Looking at all of your comments, it seems to me the best code for what I
would want to occur would be this:


Sub ScratchMacro()
Dim sngIndex As Single
Dim oStyle As Styles
Dim sReturn As String
Dim numReturn As Single
Set oStyle = ActiveDocument.Styles
sngIndex =
Round(PointsToInches(oStyle("Normal").ParagraphFormat.LeftIndent), 1)
numReturn = 0
Do
sReturn = InputBox("Enter the left Indent value." & vbCr & vbCr _
& "Only numeric values (greater than or equal to 1.3) " _
& "are allowed.", "Indent value", sngIndex)
If sReturn = vbNullString Then
Exit Sub 'Cancel pressed!
End If
On Error Resume Next
numReturn = CStr(sReturn) 'Non-numeric entries will trigger a type
mismatch
If Err.Number = 13 Then
MsgBox "Only numeric values (greater than or equal to 1.3) are
allowed.", _
vbCritical, "Invalid Entry"
On Error GoTo 0
ElseIf numReturn < 1.3 Then
MsgBox "Your entry was too small. Please enter a value greater than or
" _
& "equal to 1.3.", vbInformation, "Invalid Entry"
End If
Loop While numReturn < 1.3
sngIndex = numReturn
On Error GoTo 0 'Negates the earlier Resume Next statement
With oStyle("Normala").ParagraphFormat
.LeftIndent = InchesToPoints(sngIndex)
.FirstLineIndent = InchesToPoints(-sngIndex)
End With
End Sub

Do either of you see any foopahs in this code? Thanks.

 

[andreas]

Dear Karl,

thank you very much for your input. Greg integrated your part of the
code into the macro and it is just running fine. Good job.

Regards,

Andreas

 

[andreas]

Jezebel,

thank you for your great input. As you know your suggestions have been
integrated into Gregs Macro Code and it is running just. Fine. Good
job.

Regards,

Andreas

 

[andreas]

Dear Greg,

it is working just fine. Very good job. What I will never understand is
how you and other experts are able to come up with macro code solutions
so quick.

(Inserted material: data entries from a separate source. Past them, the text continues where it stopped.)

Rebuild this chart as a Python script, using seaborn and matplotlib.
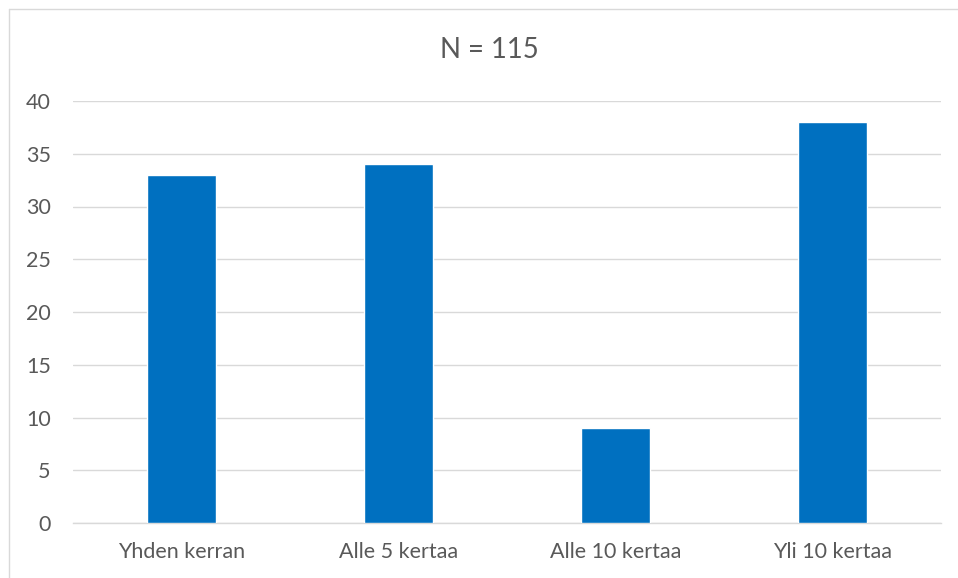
import matplotlib
matplotlib.use("Agg")
import matplotlib.pyplot as plt
from matplotlib.lines import Line2D
import seaborn as sns
import pandas as pd

categories = ["Yhden kerran", "Alle 5 kertaa", "Alle 10 kertaa", "Yli 10 kertaa"]
counts = [33, 34, 9, 38]
y_ticks = [0, 5, 10, 15, 20, 25, 30, 35, 40]
title = "N = 115"

sns.set_theme(style="white")
plt.rcParams["font.family"] = ["Lato", "DejaVu Sans"]

W, H = 958, 578
fig = plt.figure(figsize=(W / 100, H / 100), dpi=100)
fig.patch.set_facecolor("white")

# chart area frame (top and left edges visible)
frame_color = "#d9d9d9"
fig.add_artist(Line2D([9 / W, 1.0], [1 - 9 / H, 1 - 9 / H], transform=fig.transFigure,
                      color=frame_color, lw=1.0))
fig.add_artist(Line2D([9 / W, 9 / W], [0.0, 1 - 9 / H], transform=fig.transFigure,
                      color=frame_color, lw=1.0))

left, right, top, bottom = 73, 941, 101, 523
ax = fig.add_axes([left / W, 1 - bottom / H, (right - left) / W, (bottom - top) / H])

df = pd.DataFrame({"category": categories, "count": counts})
sns.barplot(data=df, x="category", y="count", color="#0070C0", saturation=1,
            width=0.315, ax=ax, zorder=3)

ax.set_ylim(0, 40)
ax.set_xlim(-0.5, len(categories) - 0.5)
ax.set_yticks(y_ticks)
ax.yaxis.grid(True, color="#d9d9d9", lw=1.0, zorder=0)
ax.set_axisbelow(True)
for s in ["top", "right", "left"]:
    ax.spines[s].set_visible(False)
ax.spines["bottom"].set_color("#d9d9d9")
ax.spines["bottom"].set_linewidth(1.0)
ax.tick_params(axis="both", length=0, labelsize=15.5, labelcolor="#595959")
ax.tick_params(axis="y", pad=16)
ax.tick_params(axis="x", pad=14)
ax.set_xlabel("")
ax.set_ylabel("")

fig.text(489 / W, 1 - 50 / H, title, ha="center", va="center", fontsize=19.8, color="#595959")

fig.savefig("out.png", dpi=100, facecolor="white")
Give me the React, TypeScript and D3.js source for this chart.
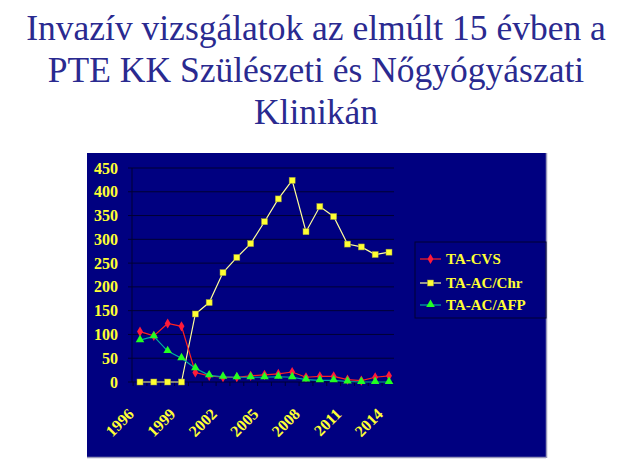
import React from "react";
import * as d3 from "d3";

const titleLines = [
  "Invazív vizsgálatok az elmúlt 15 évben a",
  "PTE KK Szülészeti és Nőgyógyászati",
  "Klinikán",
];
const years = [1996, 1997, 1998, 1999, 2000, 2001, 2002, 2003, 2004, 2005, 2006, 2007, 2008, 2009, 2010, 2011, 2012, 2013, 2014];
const yearLabels = [1996, 1999, 2002, 2005, 2008, 2011, 2014];
const yTicks = [0, 50, 100, 150, 200, 250, 300, 350, 400, 450];
const taCvs = [106, 97, 123, 117, 20, 13, 10, 10, 13, 15, 17, 21, 10, 12, 12, 5, 3, 10, 13];
const taAcChr = [0, 0, 0, 0, 143, 167, 230, 262, 291, 337, 385, 424, 316, 369, 348, 290, 284, 268, 273];
const taAcAfp = [88, 96, 65, 50, 29, 14, 11, 10, 10, 10, 11, 10, 5, 3.5, 3.5, 1, 0, 0, 0];
const seriesNames = ["TA-CVS", "TA-AC/Chr", "TA-AC/AFP"];

const SERIF = "Liberation Serif, Times New Roman, Tinos, DejaVu Serif, serif";

export default function App() {
  const W = 632, H = 464;
  const plotL = 132, plotR = 394, plotT = 168, plotB = 382;
  const x = d3.scalePoint<number>().domain(years).range([140, 389]);
  const y = d3.scaleLinear().domain([0, 450]).range([plotB, plotT]);
  const line = d3.line<number>().x((_, i) => x(years[i]) as number).y((v) => y(v));

  const series = [
    { name: seriesNames[0], data: taCvs, line: "#ff2020", marker: "#ff1a3a", shape: "diamond" },
    { name: seriesNames[1], data: taAcChr, line: "#ffff99", marker: "#ffff33", shape: "square" },
    { name: seriesNames[2], data: taAcAfp, line: "#00b0a0", marker: "#22ff22", shape: "triangle" },
  ];
  const drawOrder = [1, 0, 2];

  const marker = (shape: string, cx: number, cy: number, fill: string, key: any) => {
    if (shape === "square") return <rect key={key} x={cx - 3} y={cy - 3} width={6} height={6} fill={fill} stroke="#99993a" strokeWidth={0.5} />;
    if (shape === "diamond") {
      const p = d3.symbol().type(d3.symbolDiamond).size(30)();
      return <path key={key} d={p as string} transform={`translate(${cx},${cy})`} fill={fill} />;
    }
    const p = d3.symbol().type(d3.symbolTriangle).size(32)();
    return <path key={key} d={p as string} transform={`translate(${cx},${cy - 0.5})`} fill={fill} />;
  };

  const legendY = [259, 283, 305];

  return (
    <svg width={W} height={H} style={{ position: "absolute", left: 0, top: 0, background: "#fff" }}>
      {titleLines.map((t, i) => (
        <text key={i} x={316} y={40 + i * 42} textAnchor="middle" style={{ fontFamily: SERIF }} fontSize={35.5} fill="#2a2a90">
          {t}
        </text>
      ))}
      <rect x={87} y={153} width={459} height={304} fill="#000080" />
      <line x1={87} y1={457.5} x2={546} y2={457.5} stroke="#9999bb" strokeWidth={1.5} />
      <line x1={546.5} y1={153} x2={546.5} y2={458} stroke="#9999bb" strokeWidth={1.5} />
      {yTicks.map((t) => (
        <g key={t}>
          <line x1={plotL - 4} x2={plotR} y1={y(t)} y2={y(t)} stroke="#000033" strokeWidth={1} />
          <text x={118} y={y(t) + 5.5} textAnchor="end" style={{ fontFamily: SERIF }} fontWeight="bold" fontSize={16} fill="#ffff33">
            {t}
          </text>
        </g>
      ))}
      <line x1={plotL} x2={plotL} y1={plotT} y2={plotB} stroke="#000033" strokeWidth={1} />
      {years.map((yr) => (
        <line key={yr} x1={(x(yr) as number) - 6.9} x2={(x(yr) as number) - 6.9} y1={plotB} y2={plotB + 4} stroke="#000033" />
      ))}
      {yearLabels.map((yr) => {
        const cx = (x(yr) as number) - 5;
        const cy = 415;
        return (
          <text key={yr} x={cx} y={cy} transform={`rotate(-45,${cx},${cy})`} textAnchor="end" style={{ fontFamily: SERIF }} fontWeight="bold" fontSize={16} fill="#ffff33">
            {yr}
          </text>
        );
      })}
      {drawOrder.map((si) => {
        const s = series[si];
        return (
          <g key={s.name}>
            <path d={line(s.data) as string} fill="none" stroke={s.line} strokeWidth={1.2} />
            {s.data.map((v, i) => marker(s.shape, x(years[i]) as number, y(v), s.marker, i))}
          </g>
        );
      })}
      <rect x={415} y={242} width={131} height={76} fill="none" stroke="#000033" strokeWidth={1} />
      {series.map((s, i) => (
        <g key={s.name}>
          <line x1={420} x2={441} y1={legendY[i]} y2={legendY[i]} stroke={s.line} strokeWidth={1.2} />
          {marker(s.shape, 430.5, legendY[i], s.marker, "m" + i)}
          <text x={446} y={legendY[i] + 5} style={{ fontFamily: SERIF }} fontWeight="bold" fontSize={15} fill="#ffff33">
            {s.name}
          </text>
        </g>
      ))}
    </svg>
  );
}
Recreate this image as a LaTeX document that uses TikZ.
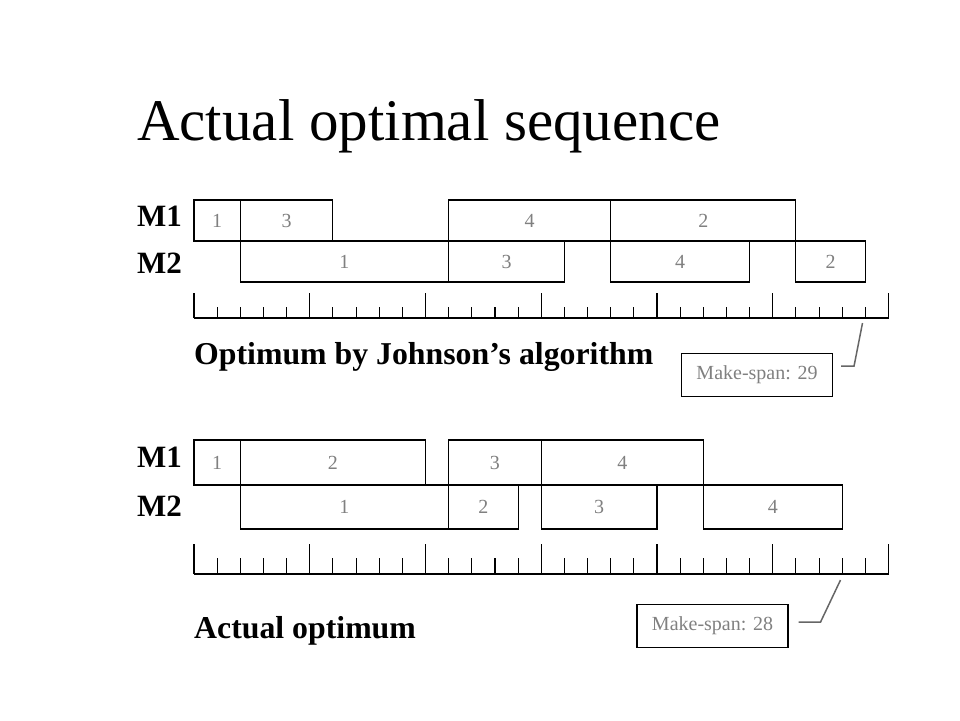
\documentclass[tikz,border=0pt]{standalone}
\usepackage{fontspec}
\setmainfont{Liberation Serif}
\usetikzlibrary{positioning}
\definecolor{jobgray}{gray}{0.5}
\newcommand\ganttunit{23.15}
\newcommand\ganttorigin{194}
\tikzstyle{jobbox} = [draw=black, line width=1.1pt]
\tikzstyle{joblabel} = [text=jobgray, font=\fontsize{20}{20}\selectfont]
\tikzstyle{machine} = [anchor=base west, inner sep=0pt, font=\fontsize{31}{31}\selectfont\bfseries]
\tikzstyle{caption} = [anchor=base west, inner sep=0pt, font=\fontsize{31.8}{32}\selectfont\bfseries]
\tikzstyle{spanbox} = [draw=black, line width=1.1pt, minimum width=151pt, minimum height=43pt, text=jobgray, font=\fontsize{20}{20}\selectfont]
\tikzstyle{spanline} = [draw=black!60, line width=1.5pt]
\newcommand\job[5]{%
  \draw[jobbox] ({\ganttorigin+#1*\ganttunit},#3) rectangle ({\ganttorigin+#2*\ganttunit},#4);
  \node[joblabel] at ({\ganttorigin+(#1+#2)/2*\ganttunit},{(#3+#4)/2}) {#5};}
\newcommand\timeaxis[3]{%
  \draw[line width=1.1pt] (\ganttorigin,#1) -- ({\ganttorigin+30*\ganttunit},#1);
  \foreach \t in {1,...,29}
    \draw[line width=1.1pt] ({\ganttorigin+\t*\ganttunit},#1) -- ({\ganttorigin+\t*\ganttunit},#3);
  \foreach \t in {0,5,...,30}
    \draw[line width=1.1pt] ({\ganttorigin+\t*\ganttunit},#1) -- ({\ganttorigin+\t*\ganttunit},#2);}

\begin{document}
\begin{tikzpicture}[x=1pt, y=-1pt]
	    \useasboundingbox (0,0) rectangle (960,720);
	    \node[anchor=base west, inner sep=0pt, font=\fontsize{59}{59}\selectfont] (title) at (137,140) {Actual optimal sequence};

	    % Johnson's sequence
	    \node[machine] (m1a) at (137,226) {M1};
	    \node[machine] (m2a) at (137,273) {M2};
	    \job{0}{2}{200}{241}{1}
	    \job{2}{6}{200}{241}{3}
	    \job{11}{18}{200}{241}{4}
	    \job{18}{26}{200}{241}{2}
	    \job{2}{11}{241}{282}{1}
	    \job{11}{16}{241}{282}{3}
	    \job{18}{24}{241}{282}{4}
	    \job{26}{29}{241}{282}{2}
	    \timeaxis{318}{293}{307}
	    \node[caption] (johnson) at (194,364) {Optimum by Johnson's algorithm};
	    \node[spanbox] (span1) at (757,375) {Make-span: 29};
	    \coordinate (end29) at (862.5,323);
	    \draw[spanline] ([xshift=8pt,yshift=9pt]span1.east) -- ++(13,0) -- (end29);

	    % actual optimum
	    \node[machine] (m1b) at (137,467) {M1};
	    \node[machine] (m2b) at (137,516) {M2};
	    \job{0}{2}{440}{485}{1}
	    \job{2}{10}{440}{485}{2}
	    \job{11}{15}{440}{485}{3}
	    \job{15}{22}{440}{485}{4}
	    \job{2}{11}{485}{529}{1}
	    \job{11}{14}{485}{529}{2}
	    \job{15}{20}{485}{529}{3}
	    \job{22}{28}{485}{529}{4}
	    \timeaxis{574}{544}{558}
	    \node[caption] (actual) at (194,638) {Actual optimum};
	    \node[spanbox] (span2) at (712.5,626) {Make-span: 28};
	    \coordinate (end28) at (840.5,580);
	    \draw[spanline] ([xshift=10pt,yshift=4pt]span2.east) -- ++(22,0) -- (end28);
\end{tikzpicture}
\end{document}
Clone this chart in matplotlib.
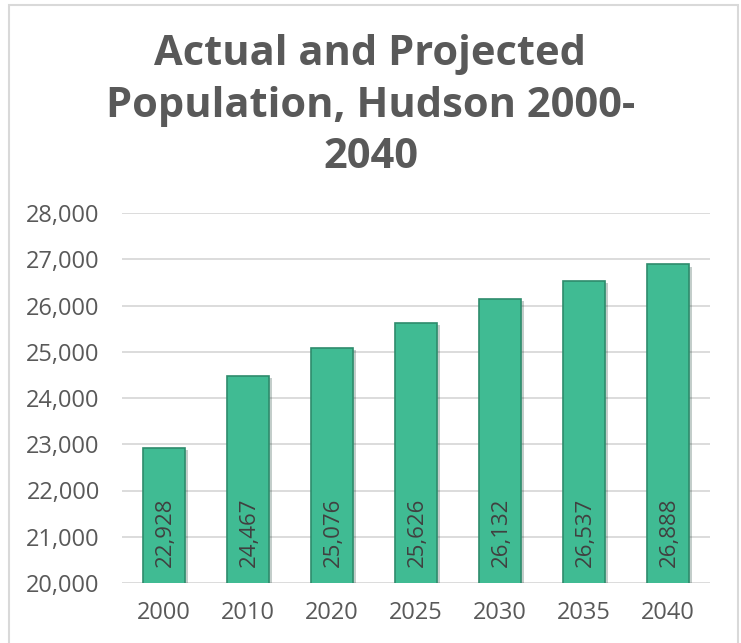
import matplotlib.pyplot as plt
import matplotlib.patheffects as pe
import matplotlib.transforms as mtransforms
from matplotlib.patches import Rectangle

years = ['2000', '2010', '2020', '2025', '2030', '2035', '2040']
population = [22928, 24467, 25076, 25626, 26132, 26537, 26888]
yticks = [20000, 21000, 22000, 23000, 24000, 25000, 26000, 27000, 28000]

plt.rcParams['font.family'] = ['Open Sans', 'DejaVu Sans']

fig = plt.figure(figsize=(7.41, 6.43), dpi=100)
ax = fig.add_axes([122 / 741, 60 / 643, 588 / 741, 370 / 643])

# light border round the whole chart
fig.patches.append(Rectangle((9 / 741, -0.01), 729 / 741, 1.0 - 5 / 643 + 0.01,
                             transform=fig.transFigure, fill=False,
                             edgecolor='#d9d9d9', linewidth=1.5))

x = range(len(years))
bars = ax.bar(x, population, width=0.51, color='#40bb93',
              edgecolor='#2e8b6c', linewidth=1.2, zorder=3)
for b in bars:
    b.set_path_effects([pe.SimplePatchShadow(offset=(1.5, -1.5), alpha=0.25),
                        pe.Normal()])

# labels sit just above the bar base, rotated
lift = mtransforms.offset_copy(ax.transData, fig=fig, x=1, y=16, units='dots')
for xi, v in zip(x, population):
    ax.text(xi, 20000, f'{v:,}', rotation=90, ha='center', va='bottom',
            fontsize=16, color='#404040', zorder=4, transform=lift)

ax.set_ylim(20000, 28000)
ax.set_xlim(-0.5, len(years) - 0.5)
ax.set_yticks(yticks)
ax.set_yticklabels([f'{t:,}' for t in yticks])
ax.set_xticks(list(x))
ax.set_xticklabels(years)
ax.tick_params(axis='y', length=0, labelsize=17, colors='#595959', pad=16)
ax.tick_params(axis='x', length=0, labelsize=17, colors='#595959', pad=13)
ax.grid(axis='y', color='#d9d9d9', linewidth=1.3, zorder=0)
for s in ax.spines.values():
    s.set_visible(False)

fig.text(0.5, 0.835, 'Actual and Projected\nPopulation, Hudson 2000-\n2040',
         ha='center', va='center', fontsize=30, fontweight='bold',
         color='#595959', linespacing=1.33)

fig.savefig('out.png', dpi=100)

Incredible.

I may have another related problem and come back to the forum

Regards,

Andreas

 

[Greg Maxey]

Andreas,

Thanks for the feedback. First I am more an intermediate novice than
expert. I learn with the help of the real experts, of which I number
Jezebel, Karl and a dozen or so others that grace this group, by trying
to answer questions in these newsgroups.

I suppose that using the language of VBA is a bit like any other
language. Take Mandarin Chinese for example. Effortless for native
speakers. A student like me may be able to express common everyday
phrases with little effort but has crawl and scratch through the more
difficult expressions learning a bit more along the way. It is
jibberish to anyone who has never heard it.